- Born: 1964 (age 60–61) Cuba
- Education: Miami Beach Senior High School
- Occupation: Businessman
- Known for: Founder and CEO, Fuego Enterprises
- Children: 3 daughters
- Parent(s): Miguel Cancio Monica Morua

= Hugo Cancio =

Cuban-born American businessman and political activist

Hugo Cancio (born 1964) is a Cuban-born American businessman and political activist. He is the founder and chief executive officer of Fuego Enterprises, a diversified holding company active in media and entertainment, telecommunications, travel, and real estate both in Cuba and the United States.

==Early life==
Hugo Cancio was born in 1964 in Cuba. His father, Miguel Cancio, was a member of Los Zafiros, a Cuban musical group. His mother, Monica Morua, was a singer under the stage name of Monica Leticia. His parents divorced and his mother remarried. He has a sister. Cancio was educated at boarding school in Matanzas.Prior to that, in 1977-1978, he received a scholarship at a rural school located in Jaguey Grande called "José Alfredo Sosa Morales" from where he had to be taken out by his mother in less than a year due to the crises of asthma they gave him; At that time he lived in Varadero, he looked like a young man with economic solvency, he was calm and discreet; he does not express any political position. However, he was expelled after he told an anti-Castro joke.

With his mother, Cancio emigrated to the United States on the Mariel boatlift in 1980. He pretended to the Cuban government that he was a homosexual to be granted the authorization to leave. They settled in Miami Beach, Florida, where Cancio attended Miami Beach Senior High School. Meanwhile, his father, who was dismissed from his job at the Cuban Ministry of Culture when his son left Cuba, emigrated to the United States as a political refugee in 1993.

==Career==
Cancio is the founder and chief executive officer of Fuego Enterprises, known as the Cuba Business Development Group until October 2012, a diversified holding company active in media and entertainment, telecommunications, travel, and real estate both in Cuba and the United States. It is publicly traded on the OTC Markets Group. Its largest shareholder is Thomas J. Herzfeld.

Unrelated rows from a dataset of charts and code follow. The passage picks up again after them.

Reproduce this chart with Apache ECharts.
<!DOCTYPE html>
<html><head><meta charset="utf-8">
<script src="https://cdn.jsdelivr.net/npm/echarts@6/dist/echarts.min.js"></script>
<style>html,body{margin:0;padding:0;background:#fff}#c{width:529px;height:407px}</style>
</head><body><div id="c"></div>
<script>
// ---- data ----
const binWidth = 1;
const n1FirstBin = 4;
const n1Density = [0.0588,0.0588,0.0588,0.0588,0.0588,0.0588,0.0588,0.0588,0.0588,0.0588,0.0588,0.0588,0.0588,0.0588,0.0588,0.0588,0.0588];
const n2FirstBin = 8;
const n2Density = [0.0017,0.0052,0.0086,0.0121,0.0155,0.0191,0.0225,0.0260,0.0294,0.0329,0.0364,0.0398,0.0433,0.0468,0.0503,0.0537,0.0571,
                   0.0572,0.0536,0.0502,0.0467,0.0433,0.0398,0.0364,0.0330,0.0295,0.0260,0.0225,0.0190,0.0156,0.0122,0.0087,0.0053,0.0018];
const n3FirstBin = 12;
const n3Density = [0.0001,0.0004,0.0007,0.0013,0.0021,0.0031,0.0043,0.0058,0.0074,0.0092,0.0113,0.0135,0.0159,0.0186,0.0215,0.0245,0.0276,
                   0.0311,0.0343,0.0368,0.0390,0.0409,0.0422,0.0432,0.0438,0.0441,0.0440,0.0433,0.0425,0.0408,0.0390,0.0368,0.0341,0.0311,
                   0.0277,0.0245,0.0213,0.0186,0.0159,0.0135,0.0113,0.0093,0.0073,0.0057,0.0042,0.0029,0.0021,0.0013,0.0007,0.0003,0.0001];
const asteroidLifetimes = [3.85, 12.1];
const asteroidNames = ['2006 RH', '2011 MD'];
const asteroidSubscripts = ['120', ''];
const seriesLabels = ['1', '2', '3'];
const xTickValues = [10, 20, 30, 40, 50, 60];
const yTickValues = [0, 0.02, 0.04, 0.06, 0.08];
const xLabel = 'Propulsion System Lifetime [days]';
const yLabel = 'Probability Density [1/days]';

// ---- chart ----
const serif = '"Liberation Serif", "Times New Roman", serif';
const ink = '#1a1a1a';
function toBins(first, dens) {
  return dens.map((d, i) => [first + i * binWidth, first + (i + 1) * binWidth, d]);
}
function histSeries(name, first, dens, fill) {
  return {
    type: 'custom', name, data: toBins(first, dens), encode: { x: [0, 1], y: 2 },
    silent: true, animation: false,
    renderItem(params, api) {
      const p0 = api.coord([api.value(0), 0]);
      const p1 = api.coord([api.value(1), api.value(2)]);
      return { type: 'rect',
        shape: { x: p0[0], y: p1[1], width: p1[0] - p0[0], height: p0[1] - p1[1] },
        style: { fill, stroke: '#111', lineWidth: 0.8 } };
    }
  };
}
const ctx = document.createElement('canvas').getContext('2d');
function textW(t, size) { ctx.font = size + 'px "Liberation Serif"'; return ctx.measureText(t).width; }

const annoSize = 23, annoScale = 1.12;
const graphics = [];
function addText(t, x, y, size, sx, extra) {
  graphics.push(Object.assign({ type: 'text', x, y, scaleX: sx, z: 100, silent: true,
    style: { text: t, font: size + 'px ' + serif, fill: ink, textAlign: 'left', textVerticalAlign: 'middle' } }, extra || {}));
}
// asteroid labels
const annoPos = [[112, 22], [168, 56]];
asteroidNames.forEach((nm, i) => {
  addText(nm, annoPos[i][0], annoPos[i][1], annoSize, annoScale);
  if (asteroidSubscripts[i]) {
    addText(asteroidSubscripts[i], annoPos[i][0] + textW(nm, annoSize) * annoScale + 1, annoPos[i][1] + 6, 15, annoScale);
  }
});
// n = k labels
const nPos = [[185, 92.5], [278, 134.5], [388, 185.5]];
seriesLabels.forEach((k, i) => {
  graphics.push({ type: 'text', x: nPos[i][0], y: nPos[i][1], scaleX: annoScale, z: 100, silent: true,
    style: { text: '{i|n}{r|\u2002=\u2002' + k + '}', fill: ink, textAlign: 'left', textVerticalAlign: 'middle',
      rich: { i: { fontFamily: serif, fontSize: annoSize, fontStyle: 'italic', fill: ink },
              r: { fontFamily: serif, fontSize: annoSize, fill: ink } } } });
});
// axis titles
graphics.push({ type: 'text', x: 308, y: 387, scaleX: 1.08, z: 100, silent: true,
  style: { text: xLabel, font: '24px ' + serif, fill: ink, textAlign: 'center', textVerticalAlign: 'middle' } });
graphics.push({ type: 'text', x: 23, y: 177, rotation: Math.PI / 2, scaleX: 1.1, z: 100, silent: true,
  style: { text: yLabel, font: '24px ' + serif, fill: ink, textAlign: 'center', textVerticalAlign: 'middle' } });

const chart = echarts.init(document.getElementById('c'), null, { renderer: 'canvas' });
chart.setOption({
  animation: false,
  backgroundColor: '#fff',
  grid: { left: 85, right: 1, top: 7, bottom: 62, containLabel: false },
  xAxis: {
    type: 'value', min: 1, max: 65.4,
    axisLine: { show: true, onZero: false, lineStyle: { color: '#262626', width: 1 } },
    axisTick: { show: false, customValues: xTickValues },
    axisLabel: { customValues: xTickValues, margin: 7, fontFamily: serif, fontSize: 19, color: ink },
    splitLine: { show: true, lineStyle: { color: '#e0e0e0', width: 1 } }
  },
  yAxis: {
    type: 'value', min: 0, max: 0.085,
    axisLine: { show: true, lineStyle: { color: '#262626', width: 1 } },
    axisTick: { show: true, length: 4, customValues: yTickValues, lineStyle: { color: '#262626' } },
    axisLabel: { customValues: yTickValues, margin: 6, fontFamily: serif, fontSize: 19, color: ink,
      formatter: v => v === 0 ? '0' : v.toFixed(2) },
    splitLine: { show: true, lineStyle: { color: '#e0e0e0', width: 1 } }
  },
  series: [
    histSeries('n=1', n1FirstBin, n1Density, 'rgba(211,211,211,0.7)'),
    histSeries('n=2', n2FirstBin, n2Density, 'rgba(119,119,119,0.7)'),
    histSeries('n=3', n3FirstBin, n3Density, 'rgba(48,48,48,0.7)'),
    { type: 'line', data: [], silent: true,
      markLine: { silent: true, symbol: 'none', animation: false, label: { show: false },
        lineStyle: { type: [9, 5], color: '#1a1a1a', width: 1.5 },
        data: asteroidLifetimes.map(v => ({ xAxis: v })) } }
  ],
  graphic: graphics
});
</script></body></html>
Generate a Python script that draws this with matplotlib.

Cancio started his career by working as a busboy in a kosher restaurant in Miami, and quickly went into the car dealership industry. In the 1990s, he founded Viajes a Cuba, a travel business for Americans visiting Cuba, after receiving a license to do business in Cuba from the Office of Foreign Assets Control. In 1997, he produced a documentary film about his father's group, Zafiros: Blue Madness. The film won the People's Choice Award at the 1997 Havana Film Festival.

Cancio later worked as a music promoter. He is the owner of 1962 live recordings by The Beatles. However, his acquisition of those rights was questioned by a lawsuit from Apple Corps in 2008, on the basis that the group never consented to the recordings in the first place; the two entities subsequently reached an amicable settlement. Additionally, he has represented Cuban performers like Silvio Rodríguez, Pablo Milanés, Los Van Van and NG La Banda when they performed in the US.

Since 2012, Cancio has published two bilingual magazines, OnCuba and ART OnCuba, both of which are sold in the US and Cuba. OnCuba appears on the El Paquete Semanal. He also publishes a real estate magazine, and an arts magazine called Art On Cuba.

Cancio founded OnCuba Travel, which provides guided tours of Havana to American tourists, in 2012. He is also the owner of MAScell, a Miami-based company which sells prepaid mobile phone cards in Cuba. Meanwhile, in 2013, Fuego Enterprises acquired of 51% of The Americas Group Cuba Business Enterprise, a Cuban-American business advisory company founded by Howard Glicken.

==Political activism==
Cancio was banned from entering Cuba for a year in 2003 for his support of the Cuban dissident movement. However, he is an admirer of Fidel Castro's "tenacity", including his role in the Cuban Revolution. He has been accused of being a Communist.

Cancio is a long-standing opponent of the United States embargo against Cuba. During the Presidency of George W. Bush, he founded Cambio Cubano, an anti-embargo organization. Shortly after the election of President Barack Obama, he visited Cuba and met with official of the Central Committee of the Communist Party of Cuba to promote Cuban culture in the United States. In 2013, alongside 60 Cuban-Americans, he signed an open letter addressed to President Barack Obama to remove Cuba from the list of State Sponsors of Terrorism, in contradistinction with the views expressed by Cuban-American congresspeople from South Florida. Meanwhile, he met officials of the Cuban government and paved the way for the United States–Cuban Thaw.

==Personal life==
Cancio has three daughters. He resides in Miami, Florida.